■ **Stated exercise**: Set down the data below without change, skipping the pictures it holds.

— begin —

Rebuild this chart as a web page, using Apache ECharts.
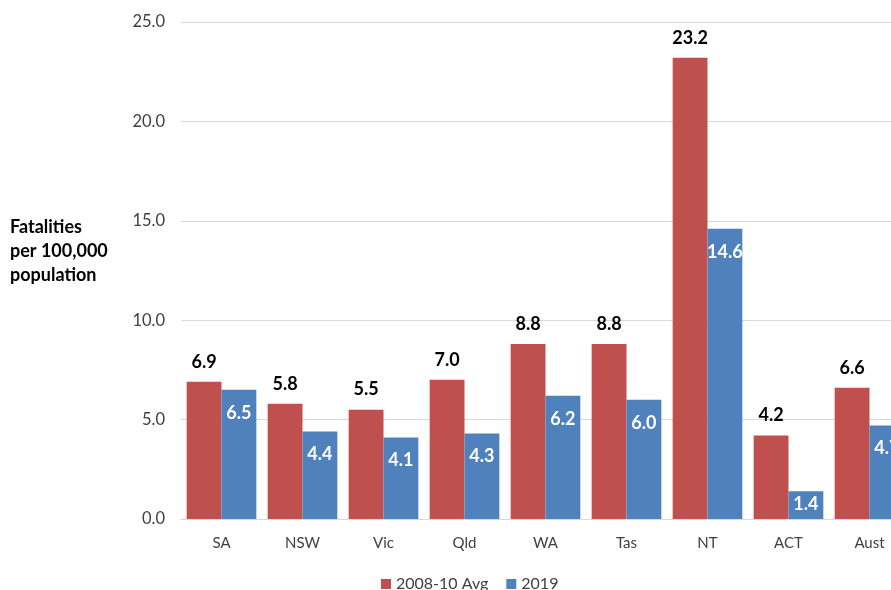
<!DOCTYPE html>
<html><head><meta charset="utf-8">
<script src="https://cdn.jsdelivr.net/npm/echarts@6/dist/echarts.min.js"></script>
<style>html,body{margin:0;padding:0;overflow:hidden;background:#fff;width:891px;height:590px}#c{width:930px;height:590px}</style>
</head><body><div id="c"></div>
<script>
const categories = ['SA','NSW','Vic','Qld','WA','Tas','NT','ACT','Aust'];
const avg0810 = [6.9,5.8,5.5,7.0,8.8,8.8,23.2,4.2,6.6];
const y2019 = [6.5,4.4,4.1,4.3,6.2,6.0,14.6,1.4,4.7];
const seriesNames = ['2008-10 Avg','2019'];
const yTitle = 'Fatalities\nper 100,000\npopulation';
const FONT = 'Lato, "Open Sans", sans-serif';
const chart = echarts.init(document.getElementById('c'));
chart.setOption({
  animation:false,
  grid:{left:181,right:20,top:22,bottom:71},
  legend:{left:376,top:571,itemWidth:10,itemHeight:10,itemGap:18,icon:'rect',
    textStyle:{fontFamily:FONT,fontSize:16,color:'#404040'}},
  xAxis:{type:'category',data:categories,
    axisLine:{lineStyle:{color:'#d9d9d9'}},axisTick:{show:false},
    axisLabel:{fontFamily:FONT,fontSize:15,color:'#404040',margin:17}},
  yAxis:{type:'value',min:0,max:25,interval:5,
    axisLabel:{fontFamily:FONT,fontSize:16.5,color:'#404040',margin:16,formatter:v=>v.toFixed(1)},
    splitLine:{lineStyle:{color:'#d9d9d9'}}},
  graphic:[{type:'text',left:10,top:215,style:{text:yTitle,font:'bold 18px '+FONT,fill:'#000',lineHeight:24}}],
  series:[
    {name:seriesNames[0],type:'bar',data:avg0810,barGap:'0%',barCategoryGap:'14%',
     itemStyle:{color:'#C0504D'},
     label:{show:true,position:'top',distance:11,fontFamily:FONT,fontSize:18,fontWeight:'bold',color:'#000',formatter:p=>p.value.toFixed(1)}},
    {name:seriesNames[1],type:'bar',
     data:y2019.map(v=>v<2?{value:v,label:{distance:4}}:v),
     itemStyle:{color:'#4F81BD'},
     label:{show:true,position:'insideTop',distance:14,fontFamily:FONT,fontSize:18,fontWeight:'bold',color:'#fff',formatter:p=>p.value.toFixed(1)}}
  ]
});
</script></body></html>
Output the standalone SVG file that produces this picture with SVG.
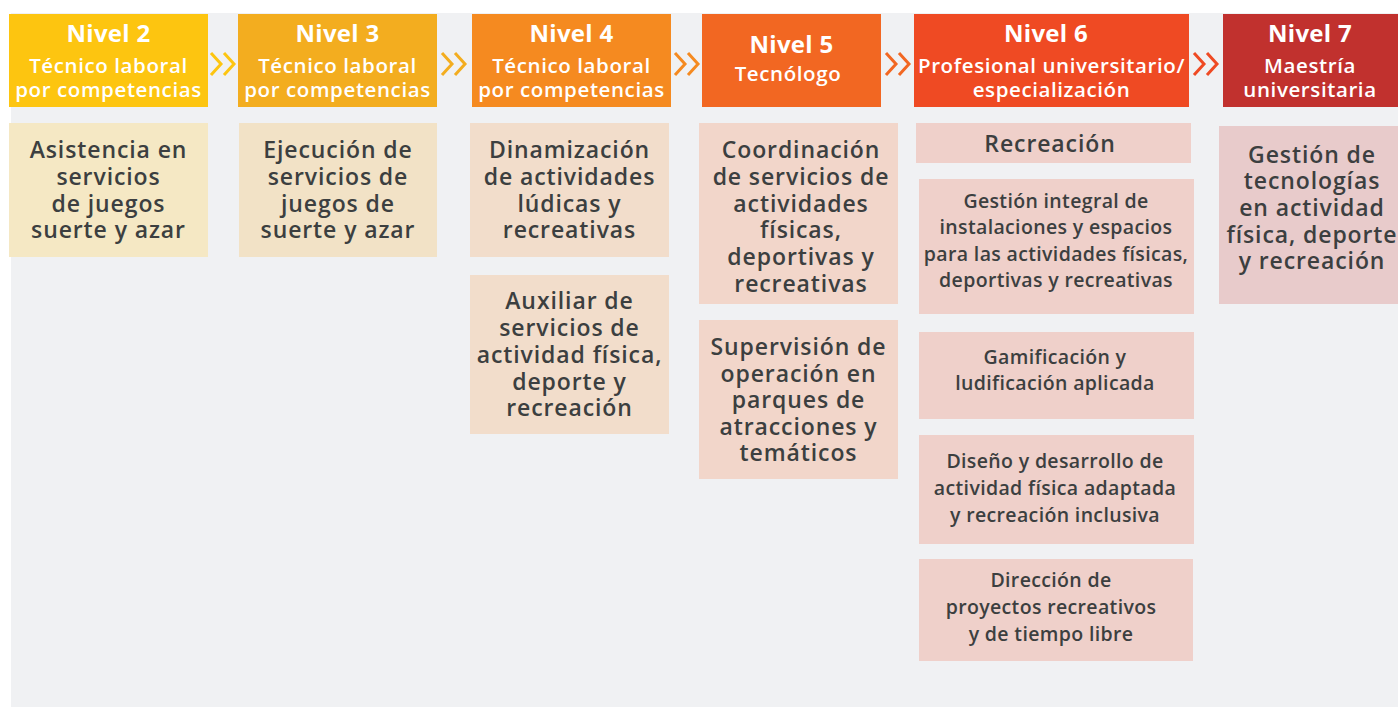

— end —

■ **Solution**:
Rebuild this chart as a web page, using Apache ECharts.
<!DOCTYPE html>
<html><head><meta charset="utf-8">
<script src="https://cdn.jsdelivr.net/npm/echarts@6/dist/echarts.min.js"></script>
<style>html,body{margin:0;padding:0;overflow:hidden;background:#fff;width:891px;height:590px}#c{width:930px;height:590px}</style>
</head><body><div id="c"></div>
<script>
const categories = ['SA','NSW','Vic','Qld','WA','Tas','NT','ACT','Aust'];
const avg0810 = [6.9,5.8,5.5,7.0,8.8,8.8,23.2,4.2,6.6];
const y2019 = [6.5,4.4,4.1,4.3,6.2,6.0,14.6,1.4,4.7];
const seriesNames = ['2008-10 Avg','2019'];
const yTitle = 'Fatalities\nper 100,000\npopulation';
const FONT = 'Lato, "Open Sans", sans-serif';
const chart = echarts.init(document.getElementById('c'));
chart.setOption({
  animation:false,
  grid:{left:181,right:20,top:22,bottom:71},
  legend:{left:376,top:571,itemWidth:10,itemHeight:10,itemGap:18,icon:'rect',
    textStyle:{fontFamily:FONT,fontSize:16,color:'#404040'}},
  xAxis:{type:'category',data:categories,
    axisLine:{lineStyle:{color:'#d9d9d9'}},axisTick:{show:false},
    axisLabel:{fontFamily:FONT,fontSize:15,color:'#404040',margin:17}},
  yAxis:{type:'value',min:0,max:25,interval:5,
    axisLabel:{fontFamily:FONT,fontSize:16.5,color:'#404040',margin:16,formatter:v=>v.toFixed(1)},
    splitLine:{lineStyle:{color:'#d9d9d9'}}},
  graphic:[{type:'text',left:10,top:215,style:{text:yTitle,font:'bold 18px '+FONT,fill:'#000',lineHeight:24}}],
  series:[
    {name:seriesNames[0],type:'bar',data:avg0810,barGap:'0%',barCategoryGap:'14%',
     itemStyle:{color:'#C0504D'},
     label:{show:true,position:'top',distance:11,fontFamily:FONT,fontSize:18,fontWeight:'bold',color:'#000',formatter:p=>p.value.toFixed(1)}},
    {name:seriesNames[1],type:'bar',
     data:y2019.map(v=>v<2?{value:v,label:{distance:4}}:v),
     itemStyle:{color:'#4F81BD'},
     label:{show:true,position:'insideTop',distance:14,fontFamily:FONT,fontSize:18,fontWeight:'bold',color:'#fff',formatter:p=>p.value.toFixed(1)}}
  ]
});
</script></body></html>
Output the standalone SVG file that produces this picture with SVG.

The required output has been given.